[Start Recorded data]

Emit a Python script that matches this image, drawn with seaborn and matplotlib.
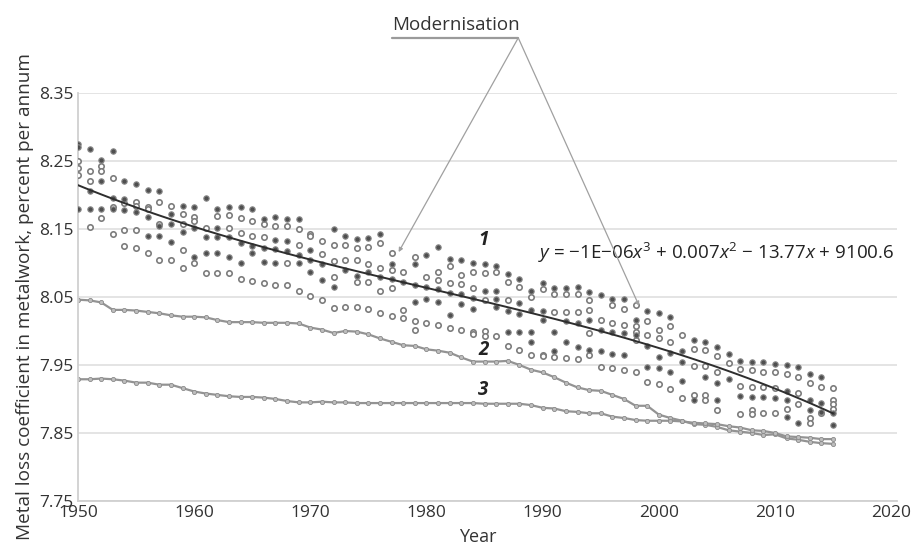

[End Recorded data]
[Start Recorded data]

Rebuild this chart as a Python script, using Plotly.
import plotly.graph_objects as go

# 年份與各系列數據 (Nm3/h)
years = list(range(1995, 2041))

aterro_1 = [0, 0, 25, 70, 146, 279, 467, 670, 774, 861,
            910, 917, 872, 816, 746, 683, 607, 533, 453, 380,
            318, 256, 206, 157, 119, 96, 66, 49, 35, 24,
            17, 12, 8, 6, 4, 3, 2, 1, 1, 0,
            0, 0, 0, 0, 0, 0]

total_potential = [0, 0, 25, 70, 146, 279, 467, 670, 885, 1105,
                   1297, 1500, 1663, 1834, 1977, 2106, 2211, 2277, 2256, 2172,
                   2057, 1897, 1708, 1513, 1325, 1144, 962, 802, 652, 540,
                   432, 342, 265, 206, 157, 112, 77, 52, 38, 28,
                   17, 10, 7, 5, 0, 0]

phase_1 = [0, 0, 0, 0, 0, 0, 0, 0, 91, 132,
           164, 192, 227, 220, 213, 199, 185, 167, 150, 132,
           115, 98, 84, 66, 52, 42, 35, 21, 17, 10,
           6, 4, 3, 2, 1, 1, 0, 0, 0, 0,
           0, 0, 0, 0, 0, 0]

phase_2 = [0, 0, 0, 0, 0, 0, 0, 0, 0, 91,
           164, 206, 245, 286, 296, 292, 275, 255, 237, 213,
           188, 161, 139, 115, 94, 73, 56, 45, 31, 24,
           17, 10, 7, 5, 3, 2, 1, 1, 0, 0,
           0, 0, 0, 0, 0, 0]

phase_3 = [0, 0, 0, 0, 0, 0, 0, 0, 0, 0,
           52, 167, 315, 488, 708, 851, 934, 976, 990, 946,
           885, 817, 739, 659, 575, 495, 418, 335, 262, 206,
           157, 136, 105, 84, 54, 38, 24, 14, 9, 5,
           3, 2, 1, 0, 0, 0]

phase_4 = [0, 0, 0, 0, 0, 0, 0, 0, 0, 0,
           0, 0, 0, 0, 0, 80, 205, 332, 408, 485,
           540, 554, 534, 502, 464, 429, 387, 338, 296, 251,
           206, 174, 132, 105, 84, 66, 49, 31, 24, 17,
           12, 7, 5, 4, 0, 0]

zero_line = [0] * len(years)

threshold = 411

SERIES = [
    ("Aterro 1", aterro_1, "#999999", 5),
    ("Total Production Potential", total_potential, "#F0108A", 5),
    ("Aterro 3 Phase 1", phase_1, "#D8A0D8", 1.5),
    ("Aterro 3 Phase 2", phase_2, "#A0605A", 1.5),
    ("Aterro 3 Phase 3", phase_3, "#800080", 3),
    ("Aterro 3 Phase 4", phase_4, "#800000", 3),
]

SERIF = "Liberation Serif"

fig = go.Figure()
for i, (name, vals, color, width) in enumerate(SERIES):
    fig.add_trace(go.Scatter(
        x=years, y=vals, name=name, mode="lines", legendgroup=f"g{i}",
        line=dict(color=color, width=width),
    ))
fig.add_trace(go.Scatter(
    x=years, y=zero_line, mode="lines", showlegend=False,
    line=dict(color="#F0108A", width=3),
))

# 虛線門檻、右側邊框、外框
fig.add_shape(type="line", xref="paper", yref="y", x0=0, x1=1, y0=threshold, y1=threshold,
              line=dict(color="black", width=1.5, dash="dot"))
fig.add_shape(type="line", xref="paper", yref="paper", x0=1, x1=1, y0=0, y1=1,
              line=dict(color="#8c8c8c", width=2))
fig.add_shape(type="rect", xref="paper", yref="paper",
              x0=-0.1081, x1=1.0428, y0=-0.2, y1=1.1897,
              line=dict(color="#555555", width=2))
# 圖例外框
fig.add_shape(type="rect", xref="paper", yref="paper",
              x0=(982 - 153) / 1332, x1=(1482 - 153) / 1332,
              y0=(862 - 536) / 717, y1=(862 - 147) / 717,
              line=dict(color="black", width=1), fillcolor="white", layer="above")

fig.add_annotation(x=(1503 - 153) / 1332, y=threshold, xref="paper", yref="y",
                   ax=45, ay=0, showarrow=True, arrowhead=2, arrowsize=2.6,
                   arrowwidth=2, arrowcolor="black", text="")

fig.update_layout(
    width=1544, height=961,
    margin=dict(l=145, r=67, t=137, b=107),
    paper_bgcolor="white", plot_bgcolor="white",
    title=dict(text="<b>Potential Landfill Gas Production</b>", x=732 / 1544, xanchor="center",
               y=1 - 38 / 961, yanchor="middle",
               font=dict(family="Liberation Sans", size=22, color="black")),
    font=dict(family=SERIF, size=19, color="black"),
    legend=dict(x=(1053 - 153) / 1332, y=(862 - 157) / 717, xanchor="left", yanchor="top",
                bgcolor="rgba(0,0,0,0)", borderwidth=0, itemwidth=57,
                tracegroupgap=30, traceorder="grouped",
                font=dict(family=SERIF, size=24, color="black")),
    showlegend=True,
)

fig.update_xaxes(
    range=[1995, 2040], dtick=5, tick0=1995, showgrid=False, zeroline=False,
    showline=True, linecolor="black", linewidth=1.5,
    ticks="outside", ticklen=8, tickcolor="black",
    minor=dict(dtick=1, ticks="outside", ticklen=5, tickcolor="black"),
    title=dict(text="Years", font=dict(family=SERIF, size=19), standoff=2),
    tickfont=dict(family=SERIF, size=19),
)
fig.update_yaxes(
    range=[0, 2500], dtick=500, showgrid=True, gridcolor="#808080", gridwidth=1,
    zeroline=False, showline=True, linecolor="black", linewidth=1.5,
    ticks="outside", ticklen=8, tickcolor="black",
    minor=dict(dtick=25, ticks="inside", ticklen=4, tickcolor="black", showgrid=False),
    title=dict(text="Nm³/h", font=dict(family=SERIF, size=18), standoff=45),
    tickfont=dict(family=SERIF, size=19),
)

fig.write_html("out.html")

[End Recorded data]

Set task: Every line in the data above that contains "this" needs to be copied.

Task output:
Emit a Python script that matches this image, drawn with seaborn and matplotlib.
Rebuild this chart as a Python script, using Plotly.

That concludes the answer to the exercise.